[Stored entries]

BEGIN

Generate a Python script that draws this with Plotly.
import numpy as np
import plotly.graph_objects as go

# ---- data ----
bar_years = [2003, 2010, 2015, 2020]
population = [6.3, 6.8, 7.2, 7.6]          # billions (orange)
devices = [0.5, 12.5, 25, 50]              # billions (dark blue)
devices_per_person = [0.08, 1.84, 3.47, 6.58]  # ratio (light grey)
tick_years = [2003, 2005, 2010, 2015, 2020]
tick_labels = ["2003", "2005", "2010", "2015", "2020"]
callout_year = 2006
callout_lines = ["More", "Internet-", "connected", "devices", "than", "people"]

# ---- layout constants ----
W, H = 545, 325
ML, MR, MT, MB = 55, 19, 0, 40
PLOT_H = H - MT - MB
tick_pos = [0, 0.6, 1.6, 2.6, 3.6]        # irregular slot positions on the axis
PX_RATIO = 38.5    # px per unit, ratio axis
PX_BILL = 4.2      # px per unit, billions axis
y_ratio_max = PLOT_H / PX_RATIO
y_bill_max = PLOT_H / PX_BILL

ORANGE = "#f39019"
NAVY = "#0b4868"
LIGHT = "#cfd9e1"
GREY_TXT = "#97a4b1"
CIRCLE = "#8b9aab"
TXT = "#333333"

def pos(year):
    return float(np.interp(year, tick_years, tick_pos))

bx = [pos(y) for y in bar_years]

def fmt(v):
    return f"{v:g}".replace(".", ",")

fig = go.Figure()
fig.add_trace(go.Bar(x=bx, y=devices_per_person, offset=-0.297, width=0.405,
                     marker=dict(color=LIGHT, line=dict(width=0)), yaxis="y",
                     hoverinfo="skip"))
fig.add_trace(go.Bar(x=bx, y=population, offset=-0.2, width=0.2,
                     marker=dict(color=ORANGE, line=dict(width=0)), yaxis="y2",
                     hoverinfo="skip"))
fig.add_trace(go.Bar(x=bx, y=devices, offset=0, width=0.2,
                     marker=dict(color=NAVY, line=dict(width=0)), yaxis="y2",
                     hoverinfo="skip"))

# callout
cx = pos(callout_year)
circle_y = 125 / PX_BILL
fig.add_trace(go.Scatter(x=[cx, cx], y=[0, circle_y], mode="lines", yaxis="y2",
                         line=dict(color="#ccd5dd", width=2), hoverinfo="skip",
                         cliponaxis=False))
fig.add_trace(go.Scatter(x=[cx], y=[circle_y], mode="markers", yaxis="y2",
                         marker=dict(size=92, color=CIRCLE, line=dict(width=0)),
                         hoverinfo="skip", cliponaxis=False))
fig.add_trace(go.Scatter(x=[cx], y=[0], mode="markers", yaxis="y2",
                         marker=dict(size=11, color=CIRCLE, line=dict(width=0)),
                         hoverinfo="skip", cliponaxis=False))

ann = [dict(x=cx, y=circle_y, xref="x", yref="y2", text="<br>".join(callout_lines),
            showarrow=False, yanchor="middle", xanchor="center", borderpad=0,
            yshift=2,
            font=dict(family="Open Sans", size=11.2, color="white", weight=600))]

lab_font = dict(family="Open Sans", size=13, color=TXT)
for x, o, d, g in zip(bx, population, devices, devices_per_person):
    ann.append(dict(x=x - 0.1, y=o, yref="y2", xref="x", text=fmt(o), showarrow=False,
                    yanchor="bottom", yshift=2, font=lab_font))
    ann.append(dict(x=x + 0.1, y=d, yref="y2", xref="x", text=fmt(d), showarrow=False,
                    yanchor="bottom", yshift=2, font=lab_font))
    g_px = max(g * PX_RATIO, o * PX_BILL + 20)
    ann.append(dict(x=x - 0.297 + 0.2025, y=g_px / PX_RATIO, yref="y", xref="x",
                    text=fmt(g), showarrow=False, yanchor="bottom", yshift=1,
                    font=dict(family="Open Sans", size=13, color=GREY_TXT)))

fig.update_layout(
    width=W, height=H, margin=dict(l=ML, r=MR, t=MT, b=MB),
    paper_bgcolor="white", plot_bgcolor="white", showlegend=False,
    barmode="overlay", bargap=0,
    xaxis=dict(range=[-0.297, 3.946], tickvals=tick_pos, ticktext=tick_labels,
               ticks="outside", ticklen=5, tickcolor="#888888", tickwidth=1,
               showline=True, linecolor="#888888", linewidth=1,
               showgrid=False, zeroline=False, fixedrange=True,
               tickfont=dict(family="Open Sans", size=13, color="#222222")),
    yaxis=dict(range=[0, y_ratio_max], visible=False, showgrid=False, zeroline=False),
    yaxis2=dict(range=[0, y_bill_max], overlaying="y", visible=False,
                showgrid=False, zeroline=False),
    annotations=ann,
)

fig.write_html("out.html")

END
BEGIN

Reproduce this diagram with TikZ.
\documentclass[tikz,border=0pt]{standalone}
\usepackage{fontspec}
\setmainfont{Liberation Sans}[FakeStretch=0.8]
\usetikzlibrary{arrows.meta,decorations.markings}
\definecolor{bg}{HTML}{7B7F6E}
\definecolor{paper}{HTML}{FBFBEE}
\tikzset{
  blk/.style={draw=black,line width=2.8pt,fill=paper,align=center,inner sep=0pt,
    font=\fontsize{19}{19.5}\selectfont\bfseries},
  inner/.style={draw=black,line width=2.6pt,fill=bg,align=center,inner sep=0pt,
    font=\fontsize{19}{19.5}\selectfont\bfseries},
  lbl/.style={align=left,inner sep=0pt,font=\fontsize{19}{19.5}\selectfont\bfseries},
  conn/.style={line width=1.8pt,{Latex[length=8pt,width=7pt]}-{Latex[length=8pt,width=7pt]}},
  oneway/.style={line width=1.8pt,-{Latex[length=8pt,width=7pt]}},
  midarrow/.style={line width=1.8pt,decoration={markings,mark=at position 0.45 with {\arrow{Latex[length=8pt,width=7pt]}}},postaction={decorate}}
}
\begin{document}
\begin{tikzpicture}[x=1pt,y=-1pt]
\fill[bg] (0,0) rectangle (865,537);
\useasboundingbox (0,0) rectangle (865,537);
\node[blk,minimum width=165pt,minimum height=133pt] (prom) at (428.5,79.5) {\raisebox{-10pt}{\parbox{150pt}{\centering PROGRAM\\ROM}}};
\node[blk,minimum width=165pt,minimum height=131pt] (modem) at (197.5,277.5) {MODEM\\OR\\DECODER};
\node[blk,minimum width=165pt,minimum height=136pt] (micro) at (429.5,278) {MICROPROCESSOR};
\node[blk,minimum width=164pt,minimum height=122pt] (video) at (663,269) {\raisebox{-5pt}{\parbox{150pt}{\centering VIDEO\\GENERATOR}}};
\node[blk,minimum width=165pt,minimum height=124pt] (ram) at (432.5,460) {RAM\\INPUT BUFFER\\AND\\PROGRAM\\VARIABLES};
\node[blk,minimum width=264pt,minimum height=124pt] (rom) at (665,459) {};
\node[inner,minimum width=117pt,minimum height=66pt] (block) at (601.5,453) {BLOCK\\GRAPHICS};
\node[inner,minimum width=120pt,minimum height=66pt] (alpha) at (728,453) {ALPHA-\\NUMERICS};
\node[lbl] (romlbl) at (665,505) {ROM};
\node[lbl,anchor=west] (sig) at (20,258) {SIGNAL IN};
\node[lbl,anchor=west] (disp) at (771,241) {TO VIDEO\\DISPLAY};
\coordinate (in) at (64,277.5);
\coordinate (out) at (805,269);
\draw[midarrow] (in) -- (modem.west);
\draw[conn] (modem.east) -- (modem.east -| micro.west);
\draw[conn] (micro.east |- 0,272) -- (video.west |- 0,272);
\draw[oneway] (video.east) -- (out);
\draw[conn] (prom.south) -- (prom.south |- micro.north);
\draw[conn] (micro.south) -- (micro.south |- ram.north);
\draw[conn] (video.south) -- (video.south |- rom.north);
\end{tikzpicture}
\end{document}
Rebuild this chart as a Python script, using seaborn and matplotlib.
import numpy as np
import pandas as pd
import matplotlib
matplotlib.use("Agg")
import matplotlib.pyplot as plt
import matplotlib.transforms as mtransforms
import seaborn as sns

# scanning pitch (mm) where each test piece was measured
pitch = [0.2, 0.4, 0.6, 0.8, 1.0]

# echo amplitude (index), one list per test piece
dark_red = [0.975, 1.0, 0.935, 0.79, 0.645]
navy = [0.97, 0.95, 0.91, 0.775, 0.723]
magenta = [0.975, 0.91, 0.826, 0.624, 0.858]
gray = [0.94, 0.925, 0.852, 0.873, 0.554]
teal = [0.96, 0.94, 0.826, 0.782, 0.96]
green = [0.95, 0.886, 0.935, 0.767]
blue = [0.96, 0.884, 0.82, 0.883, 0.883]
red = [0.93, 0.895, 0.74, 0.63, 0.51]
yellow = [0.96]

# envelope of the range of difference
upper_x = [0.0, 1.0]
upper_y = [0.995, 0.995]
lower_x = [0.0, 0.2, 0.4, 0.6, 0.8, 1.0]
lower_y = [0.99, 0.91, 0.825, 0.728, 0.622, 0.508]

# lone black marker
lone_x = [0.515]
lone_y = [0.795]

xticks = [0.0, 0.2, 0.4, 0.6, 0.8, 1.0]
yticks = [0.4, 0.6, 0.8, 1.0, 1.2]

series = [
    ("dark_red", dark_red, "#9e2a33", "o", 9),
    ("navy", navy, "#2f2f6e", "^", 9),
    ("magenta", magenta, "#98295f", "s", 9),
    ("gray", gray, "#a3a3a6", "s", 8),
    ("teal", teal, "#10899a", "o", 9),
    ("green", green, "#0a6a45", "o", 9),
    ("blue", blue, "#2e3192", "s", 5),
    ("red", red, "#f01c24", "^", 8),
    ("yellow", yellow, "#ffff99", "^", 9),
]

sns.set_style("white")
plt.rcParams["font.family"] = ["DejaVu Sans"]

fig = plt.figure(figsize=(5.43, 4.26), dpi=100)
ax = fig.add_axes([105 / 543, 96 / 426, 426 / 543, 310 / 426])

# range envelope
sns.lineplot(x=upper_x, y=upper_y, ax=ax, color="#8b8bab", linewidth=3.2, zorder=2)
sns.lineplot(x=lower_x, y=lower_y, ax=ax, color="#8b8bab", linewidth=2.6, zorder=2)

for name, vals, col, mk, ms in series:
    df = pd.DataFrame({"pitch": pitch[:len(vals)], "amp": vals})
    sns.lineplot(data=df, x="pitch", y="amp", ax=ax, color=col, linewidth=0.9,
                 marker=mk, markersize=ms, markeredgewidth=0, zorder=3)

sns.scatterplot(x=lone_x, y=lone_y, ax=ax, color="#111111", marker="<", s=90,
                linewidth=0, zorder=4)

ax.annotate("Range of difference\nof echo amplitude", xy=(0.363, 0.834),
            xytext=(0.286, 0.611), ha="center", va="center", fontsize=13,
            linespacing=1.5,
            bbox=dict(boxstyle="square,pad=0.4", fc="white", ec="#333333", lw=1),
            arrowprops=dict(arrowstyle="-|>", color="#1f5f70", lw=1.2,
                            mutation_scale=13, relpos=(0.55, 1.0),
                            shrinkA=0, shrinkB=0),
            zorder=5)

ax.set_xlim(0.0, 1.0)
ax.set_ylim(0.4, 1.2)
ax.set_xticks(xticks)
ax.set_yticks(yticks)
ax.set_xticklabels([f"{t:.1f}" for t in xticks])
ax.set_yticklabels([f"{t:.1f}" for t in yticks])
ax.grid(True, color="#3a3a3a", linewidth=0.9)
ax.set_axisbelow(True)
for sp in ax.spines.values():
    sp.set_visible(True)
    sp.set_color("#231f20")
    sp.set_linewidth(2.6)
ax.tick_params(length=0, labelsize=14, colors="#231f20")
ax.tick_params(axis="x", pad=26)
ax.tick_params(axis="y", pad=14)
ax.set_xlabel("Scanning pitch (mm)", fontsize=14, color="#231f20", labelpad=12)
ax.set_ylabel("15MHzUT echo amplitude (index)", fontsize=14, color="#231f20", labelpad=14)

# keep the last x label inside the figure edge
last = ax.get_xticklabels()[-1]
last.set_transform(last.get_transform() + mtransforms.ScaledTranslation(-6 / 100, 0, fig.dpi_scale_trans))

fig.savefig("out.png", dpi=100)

END

Copy the records above exactly, beginning at the line that contains "Rebuild this chart" and stopping after the line that contains "yellow = [0.96]".

Rebuild this chart as a Python script, using seaborn and matplotlib.
import numpy as np
import pandas as pd
import matplotlib
matplotlib.use("Agg")
import matplotlib.pyplot as plt
import matplotlib.transforms as mtransforms
import seaborn as sns

# scanning pitch (mm) where each test piece was measured
pitch = [0.2, 0.4, 0.6, 0.8, 1.0]

# echo amplitude (index), one list per test piece
dark_red = [0.975, 1.0, 0.935, 0.79, 0.645]
navy = [0.97, 0.95, 0.91, 0.775, 0.723]
magenta = [0.975, 0.91, 0.826, 0.624, 0.858]
gray = [0.94, 0.925, 0.852, 0.873, 0.554]
teal = [0.96, 0.94, 0.826, 0.782, 0.96]
green = [0.95, 0.886, 0.935, 0.767]
blue = [0.96, 0.884, 0.82, 0.883, 0.883]
red = [0.93, 0.895, 0.74, 0.63, 0.51]
yellow = [0.96]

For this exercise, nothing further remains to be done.